Now that the Trump Administration may well do a U-turn in that direction, what's your
assessment of the merits of that argument?
PETER DRAHOS: China has many options here.
It doesn't really have to worry about the TPP all that much.
I mean it's launched its own Belt and Road Initiative.
An initiative that's looking at integrating the economies of fifty or sixty countries
looking at the ways city economies in China can be integrated with the city economies
of central Asia and ultimately Europe.
I mean this is a big and bold vision, one that doesn't rely on trade agreements.
So that I do think that engendering some sort of competitive arms race mentality is a mistake.
I think one should be reaching out to China seeking to cooperate on issues like the future
of Big Data and AI [Artificial Intelligence] and thinking about the kinds of ethical guidelines
that we need in this area, the kind of protocols that we need in this area that would safeguard
citizens' interests.
I mean , it's very important that scientists in China, that scientists in the United States
and scientists in Europe as well as citizens groups and on all become part of this large
conversation about where we want to take technologies.
Turning this into just trade talk and just competition is a mistake.
And I also think that if the United States thinks that it is somehow going to discipline
China with this kind of talk and these kinds of tactics, it's really a mistaken view
of the world.
LYNN FRIES: To wrap up in a closing comment, talk about the concentration of ownership
of intellectual property rights in the hands of so few multinational corporations, whether
they're U.S. or Chinese corporations.
And what that means for inequality not only between countries but within countries.
PETER DRAHOS: Well this is a complex economic question of course – the relationship between
intellectual property and inequality and it's really an area that's been under-explored.
But in a nutshell, let me say this.
Intellectual property is a winner takes all system.
So if you have the patents over the latest artificial intelligence technology or you
own key trademarks you basically are in a position to license or to control the development
of a particular technology and capture all the wealth from that technology.

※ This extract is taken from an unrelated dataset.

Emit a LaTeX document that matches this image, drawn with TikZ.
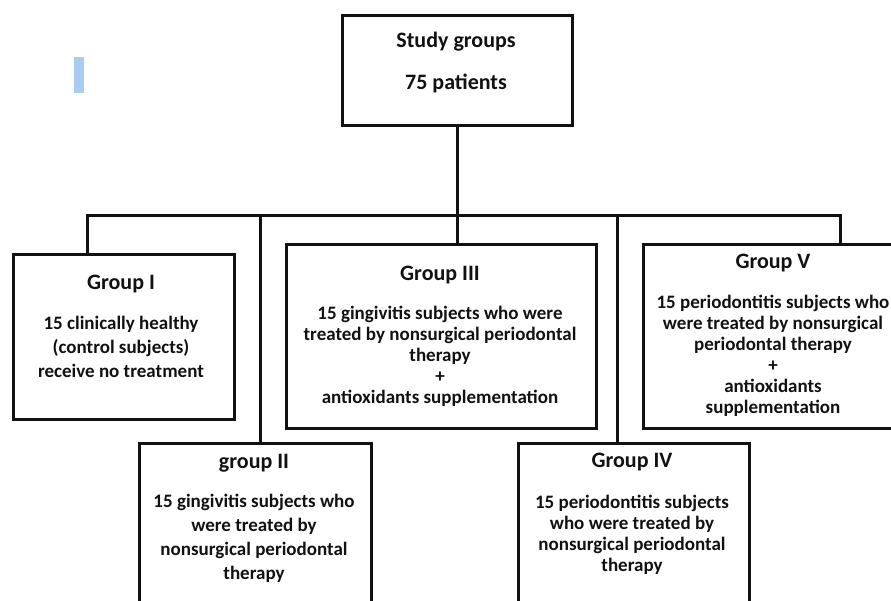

So what that essentially means is that the winner takes all and you a long tail people
who are excluded.
If you want competition, if you want competitive markets, you would reduce the role of intellectual
property because essentially what that means is then lots of players come in and you get
marginal cost pricing.
So my own view is that intellectual property fundamentally contributes to inequality.
And that's both within countries because the large corporations amass huge amounts
of wealth over which I might add they pay virtually no taxes as has become clear in
the United States and Europe and Australia and many other countries.
They amass large patent portfolios that bring them large amounts of wealth, this wealth
being held in tax havens.
And which do very little for equality, right.
Essentially they are in a position to buy out their competitors making competition in
the market place very difficult.
So, what we are going to see ultimately I think are rising genie coefficients, rising
inequality.
So I think we need to have a conversation about the relationship between intellectual
property and inequality.
LYNN FRIES: And the way you see it this is related to issues of representation, democracy?
PETER DRAHOS: Well of course, I mean if you create large concentrations of wealth it's
standard interest group theory, you create extraordinarily powerful lobbies.
So in authoritarian states, these large lobbies become a part of the elite.
In democracies, you in a way create interest groups that make the workings of democracy
very difficult because they it's these interest groups that can essentially afford campaign
contributions that control the media in various ways or influence the media.
So, high levels of inequality are a fundamental problem for democracies.
There is very little doubt or disagreement about that.
LYNN FRIES: We have to leave it there.
Peter Drahos, thank you.
PETER DRAHOS: Thank you, very much.
LYNN FRIES: And thank you for joining us on The Real News Network.